Apotheker Jens Beuth verteidigte eine muslimische Angestellte gegen eine Kundin, die sich an dem Kopftuch der PTA störte. Seine Reaktion veröffentlichte er auf Facebook – und sie zog weite Kreise: Zahlreiche Nutzer teilten seinen Post, Medien griffen die Geschichte auf. Ganz vorüber ist die Aufregung nicht, Beuth erhielt Vorwürfe in anonymen Briefen.
Selbst in der Apotheke eines Bochumer Kollegen gingen entsprechende Schreiben ein. Der anonyme Absender wirft Beuth vor, sich öffentlich für den Koran und seine Inhalte einzusetzen. „Herr Beuth, wissen Sie, was Sie da unterstützt und verteidigt haben?“, fragt der Schreiber. Er greift einzelne Surenverse heraus, die für ihn offenbar stellvertretend für den islamischen Glauben und alle Muslime stehen.
So zitiert er etwa eine Sure, die aus seiner Sicht Ehen mit Mädchen im Kindesalter gestattet. Zudem könnten diese Ehefrauen von ihren Männern zum Geschlechtsverkehr gezwungen werden, heißt es im Schreiben weiter. Dazu werden Fotos unglücklicher, kopftuchtragender Frauen gezeigt. „Herr Beuth! Ist es möglich, dass die von Ihnen diffamierten Kunden eventuell etwas mehr über den Koran wissen als Sie?“, schließt der Absender. Beuth solle an die Bilder denken, wenn er sich nochmals so für den Koran einsetzen wolle.
Bei Beuth sind verschiedene solcher Briefe ohne Absender eingegangen. Die negativen Reaktionen seien einige Tage später gekommen als die positiven – und seien meist anonym. „Mir wurde zum Beispiel vorgeworfen, Kinderschändung zu unterstützen“, sagt er. Andere hätten die Hoffnung geäußert, dass er bald insolvent gehen würde.

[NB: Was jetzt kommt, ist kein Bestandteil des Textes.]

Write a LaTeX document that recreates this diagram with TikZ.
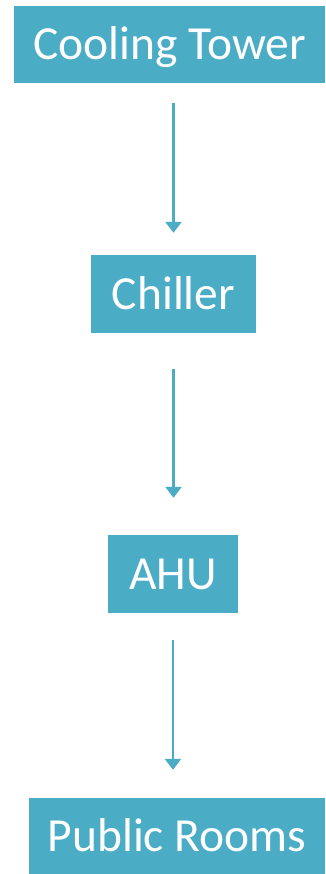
\documentclass[tikz,border=0pt]{standalone}
\usepackage{fontspec}
\setmainfont{Carlito}
\usetikzlibrary{arrows.meta}
\definecolor{aqua}{HTML}{4BACC6}
\begin{document}
\begin{tikzpicture}[x=1pt,y=-1pt,
  box/.style={fill=aqua,draw=none,inner sep=0pt,text=white,text height=31pt,text depth=0pt,font=\fontsize{47.5}{57}\selectfont},
  arr/.style={draw=aqua,line width=2.5pt,-{Triangle[width=16pt,length=11pt]}}]
\useasboundingbox (0,0) rectangle (325,874);
\node[box,minimum width=311pt,minimum height=77pt] (ct) at (169.5,44.5) {Cooling Tower};
\node[box,minimum width=165pt,minimum height=78pt] (ch) at (173.5,294) {Chiller};
\node[box,minimum width=130pt,minimum height=78pt] (ahu) at (173,574) {AHU};
\node[box,minimum width=296pt,minimum height=76pt] (pr) at (177,836) {Public Rooms};
\draw[arr,shorten <=20pt,shorten >=22pt] (ch.north |- ct.south) -- (ch.north);
\draw[arr,shorten <=36pt,shorten >=37pt] (ch.south) -- (ch.south |- ahu.north);
\draw[arr,shorten <=27pt,shorten >=28pt] (ahu.south) -- (ahu.south |- pr.north);
\end{tikzpicture}
\end{document}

Dabei sei es ihm nicht darum gegangen, eine bestimmte Politik oder Religion zu verteidigen. „Meine Mitarbeiterin ist wegen ihres Aussehens angegriffen worden. Hätte ich nichts dagegen gesagt, wäre das schlimm gewesen“, sagt Beuth. Dazu stehe er und daher müsse er nun auch die negativen Konsequenzen tragen. Er versuche, sie an sich abprallen zu lassen: „Ich würde auch im Nachhinein betrachtet alles wieder so machen.“
Verschiedene Medien waren auf Beuth zugekommen, um über den Fall zu berichten. Sat1, RTL und der WDR hätten bei ihm in der Apotheke gefilmt. „Es kam sogar der Vorwurf, dass alles nur billige PR sei und es in Wahrheit keine Kundenbeschwerde gegeben hätte“, sagt Beuth. Tatsächlich habe er nie mit so viel öffentlicher Aufmerksamkeit gerechnet – sein Verhalten sei für ihn „eine Selbstverständlichkeit“ gewesen. Und: „Ich habe nicht mehr oder weniger Kunden als zuvor.“
Nach wie vor erhalte er positive Reaktionen. „Ich bekam viele Briefe, Anrufe und Besuche; auch Geschenke wie Blumen und Bier“, sagt Beuth. Beim Besuch eines Fußballspiels sei er erkannt worden. Eine Kundin habe sich bei ihm bedankt und berichtet, dass seine Reaktion den Anstoß zu Gesprächen zwischen einem muslimischen Verein aus Bochum und der Stadt gegeben hätten: Nun soll etwa offen diskutiert werden, ob kopftuchtragende Frauen bei der Arbeit mit Probleme konfrontiert werden.